How To Make Sure Your Smoke Alarm Is Keeping You Safe
MINNEAPOLIS (WCCO) -- Unless you've burned dinner recently, you likely haven't given your smoke detectors a second thought.
They've been in our homes for decades -- lulling too many into a false sense of security. But there's a simple, affordable solution that could help your family escape alive.
After years of decline, we're having more fatal fires. Minnesota's fire deaths last year jumped 20 percent. Among the 52 lives lost are a dad and two sons in St. Paul, and three young siblings in Minneapolis.
Why, in this age of safety? Smoke alarms have been around since the '70s, but they can also give us false security - if not properly maintained or placed.

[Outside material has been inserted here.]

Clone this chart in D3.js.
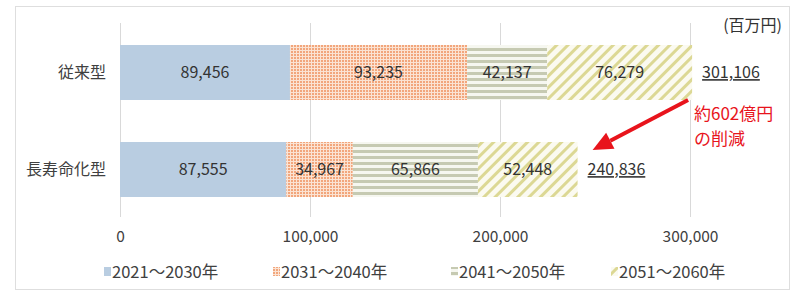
<!DOCTYPE html>
<html>
<head>
<meta charset="utf-8">
<script src="https://cdn.jsdelivr.net/npm/d3@7"></script>
<style>
  body { margin: 0; background: #fff; }
  text { font-family: "Noto Sans CJK JP", "Noto Sans", sans-serif; }
</style>
</head>
<body>
<div id="chart"></div>
<script>
const categories = ['従来型', '長寿命化型'];
const periods = ['2021～2030年', '2031～2040年', '2041～2050年', '2051～2060年'];
const v2021_2030 = [89456, 87555];
const v2031_2040 = [93235, 34967];
const v2041_2050 = [42137, 65866];
const v2051_2060 = [76279, 52448];
const totals = [301106, 240836];
const xTicks = [0, 100000, 200000, 300000];
const unitLabel = '(百万円)';
const noteLines = ['約602億円', 'の削減'];

const width = 791;
const height = 298;

const svg = d3.select('#chart').append('svg')
  .attr('width', width)
  .attr('height', height);

// patterns for the hatched segments
const defs = svg.append('defs');

const pOrange = defs.append('pattern').attr('id', 'p1')
  .attr('patternUnits', 'userSpaceOnUse').attr('width', 3).attr('height', 3);
pOrange.append('rect').attr('width', 3).attr('height', 3).attr('fill', '#fbe3d3');
pOrange.append('rect').attr('width', 2).attr('height', 2).attr('fill', '#f2a67c');

const pGreen = defs.append('pattern').attr('id', 'p2')
  .attr('patternUnits', 'userSpaceOnUse').attr('width', 6).attr('height', 6);
pGreen.append('rect').attr('width', 6).attr('height', 6).attr('fill', '#f6f7f0');
pGreen.append('rect').attr('y', 0).attr('width', 6).attr('height', 3).attr('fill', '#c6cab2');

const pYellow = defs.append('pattern').attr('id', 'p3')
  .attr('patternUnits', 'userSpaceOnUse').attr('width', 8).attr('height', 8)
  .attr('patternTransform', 'rotate(45)');
pYellow.append('rect').attr('width', 8).attr('height', 8).attr('fill', '#fbfaf0');
pYellow.append('rect').attr('width', 3).attr('height', 8).attr('fill', '#dcd894');

const fills = ['#b9cde1', 'url(#p1)', 'url(#p2)', 'url(#p3)'];
const series = [v2021_2030, v2031_2040, v2041_2050, v2051_2060];

// outer frame
svg.append('rect')
  .attr('x', 15.5).attr('y', 6.5)
  .attr('width', 774).attr('height', 283)
  .attr('fill', 'none').attr('stroke', '#dedede');

const x = d3.scaleLinear().domain([0, 300000]).range([120, 690]);
const y = d3.scaleBand().domain(categories).range([24, 218])
  .paddingInner(0.433).paddingOuter(0.2165);

// grid lines
svg.append('g').selectAll('line')
  .data(xTicks)
  .enter().append('line')
    .attr('x1', d => x(d) + 0.5).attr('x2', d => x(d) + 0.5)
    .attr('y1', 23).attr('y2', 217)
    .attr('stroke', '#d9d9d9').attr('stroke-width', 1);

// x axis labels
const xAxis = d3.axisBottom(x).tickValues(xTicks).tickSize(0).tickPadding(0)
  .tickFormat(d3.format(','));
const ax = svg.append('g').attr('transform', 'translate(0,230)').call(xAxis);
ax.select('.domain').remove();
ax.selectAll('text')
  .attr('font-family', '"Noto Sans CJK JP", sans-serif')
  .attr('font-size', '15.5px').attr('fill', '#404040').attr('dy', '0.75em');

// category labels
svg.append('g').selectAll('text')
  .data(categories)
  .enter().append('text')
    .attr('x', 106)
    .attr('y', d => y(d) + y.bandwidth() / 2)
    .attr('dy', '0.35em')
    .attr('text-anchor', 'end')
    .attr('font-size', '16px')
    .attr('fill', '#404040')
    .text(d => d);

// stacked segments
const rows = categories.map((c, i) => {
  let acc = 0;
  return series.map((s, k) => {
    const seg = { cat: c, k: k, v: s[i], x0: acc, x1: acc + s[i] };
    acc += s[i];
    return seg;
  });
}).flat();

const segs = svg.append('g').selectAll('g')
  .data(rows)
  .enter().append('g');

segs.append('rect')
  .attr('x', d => x(d.x0))
  .attr('y', d => y(d.cat))
  .attr('width', d => x(d.x1) - x(d.x0))
  .attr('height', y.bandwidth())
  .attr('fill', d => fills[d.k]);

segs.append('text')
  .attr('x', d => (x(d.x0) + x(d.x1)) / 2)
  .attr('y', d => y(d.cat) + y.bandwidth() / 2)
  .attr('dy', '0.35em')
  .attr('text-anchor', 'middle')
  .attr('font-size', '16px')
  .attr('fill', '#333')
  .text(d => d3.format(',')(d.v));

// totals (underlined)
const tot = svg.append('g').selectAll('g')
  .data(categories)
  .enter().append('g');
tot.append('text')
  .attr('x', (d, i) => x(totals[i]) + 10)
  .attr('y', d => y(d) + y.bandwidth() / 2)
  .attr('dy', '0.35em')
  .attr('font-size', '16px')
  .attr('fill', '#333')
  .attr('text-decoration', 'underline')
  .text((d, i) => d3.format(',')(totals[i]));

// unit label
svg.append('text')
  .attr('x', 782).attr('y', 31)
  .attr('text-anchor', 'end')
  .attr('font-size', '16px')
  .attr('fill', '#333')
  .text(unitLabel);

// reduction arrow + note
const ax0 = x(totals[0]) - 4, ay0 = y(categories[0]) + y.bandwidth();
const ax1 = x(totals[1]) + 15, ay1 = y(categories[1]) + 8;
const ang = Math.atan2(ay1 - ay0, ax1 - ax0);
const headLen = 20, headW = 9;
const bx = ax1 - headLen * Math.cos(ang), by = ay1 - headLen * Math.sin(ang);
svg.append('line')
  .attr('x1', ax0).attr('y1', ay0).attr('x2', bx).attr('y2', by)
  .attr('stroke', '#e8141c').attr('stroke-width', 4);
svg.append('path')
  .attr('d', `M${ax1},${ay1} L${bx + headW * Math.sin(ang)},${by - headW * Math.cos(ang)} L${bx - headW * Math.sin(ang)},${by + headW * Math.cos(ang)} Z`)
  .attr('fill', '#e8141c');

svg.append('g').selectAll('text')
  .data(noteLines)
  .enter().append('text')
    .attr('x', x(300000) + 4)
    .attr('y', (d, i) => 120 + i * 25)
    .attr('font-size', '17px')
    .attr('fill', '#e8141c')
    .text(d => d);

// legend
const legX = [104, 273, 451, 611];
const leg = svg.append('g').selectAll('g')
  .data(periods)
  .enter().append('g')
    .attr('transform', (d, i) => `translate(${legX[i]},272)`);
leg.append('rect')
  .attr('x', 0).attr('y', -5).attr('width', 7).attr('height', 9)
  .attr('fill', (d, i) => fills[i]);
leg.append('text')
  .attr('x', 8).attr('y', 0)
  .attr('dy', '0.35em')
  .attr('font-size', '16.5px')
  .attr('fill', '#404040')
  .text(d => d);
</script>
</body>
</html>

St. Paul Fire Investigator Jamie Novak teaches fire safety and suppression around the world. With the help of Coon Rapids firefighters, he'll demonstrate how alarm placement is key to survival. With a bedroom door closed, and no alarm inside, a fire burns undetected and out of control.
Within minutes, the room is devoured by 900 degree flames. Only then does escaping smoke trigger the alarm in the hall -- likely, too little, too late.
"By the time the smoke detector in the hallway went off that person would have been dead," Novak said.
That's why detectors are required in all sleeping areas and outside hallways. Detectors in newer homes must be hard wired, so when one goes off, they all sound.
"Try to do that in an old house built in the 50s, It would cost you $3,000-$5,000 to wire that up," Novak said.
Now, you can have the same protection for under $200 by replacing your battery detectors with wireless alarms.
"Now this is interconnected, so when one in the furnace room goes off in the basement, we'd be notified now there's a fire," Novak said.
The latest smoke detectors communicate wirelessly, anywhere in the house. So if there's a fire in the basement, detectors in bedrooms and hallways all go off, giving you much earlier warning.
"Having an interconnected one set off the one in here," Novak said at the demonstration house. "That's a lot louder and would have woke this person up."
Next, Novak crawls into bed with a burning mattress. He's confident because the room has both a working smoke alarm and a sprinkler system. First, the alarm sounds. Then, heat triggers the sprinkler. Soon, the flames are doused and Novak isn't even singed.
"That's going to save lives, prevent these fires from getting really big, fast," Novak said.
Jennifer Krinke is back home and lucky to be alive. She survived a deck fire that smoldered for hours, undetected.
"And it could have been a much different story for me," she said.
Krinke was saved by a smoke alarm that sounded in the middle of the night.
"If there wasn't a smoke alarm that worked, I would have been here in this space and woken up by joists falling through, probably," she said. "That's why it's important to have interconnected detectors -- so if one goes off, they all go off."
Simple, affordable technology to save both valuable seconds, and precious lives. Wireless smoke alarms can be picked up at home improvement stores for under $30.
Novak also recommends sprinkler systems in all new construction at about two-dollars a square foot. He says you sprinkle your lawn, why not your house?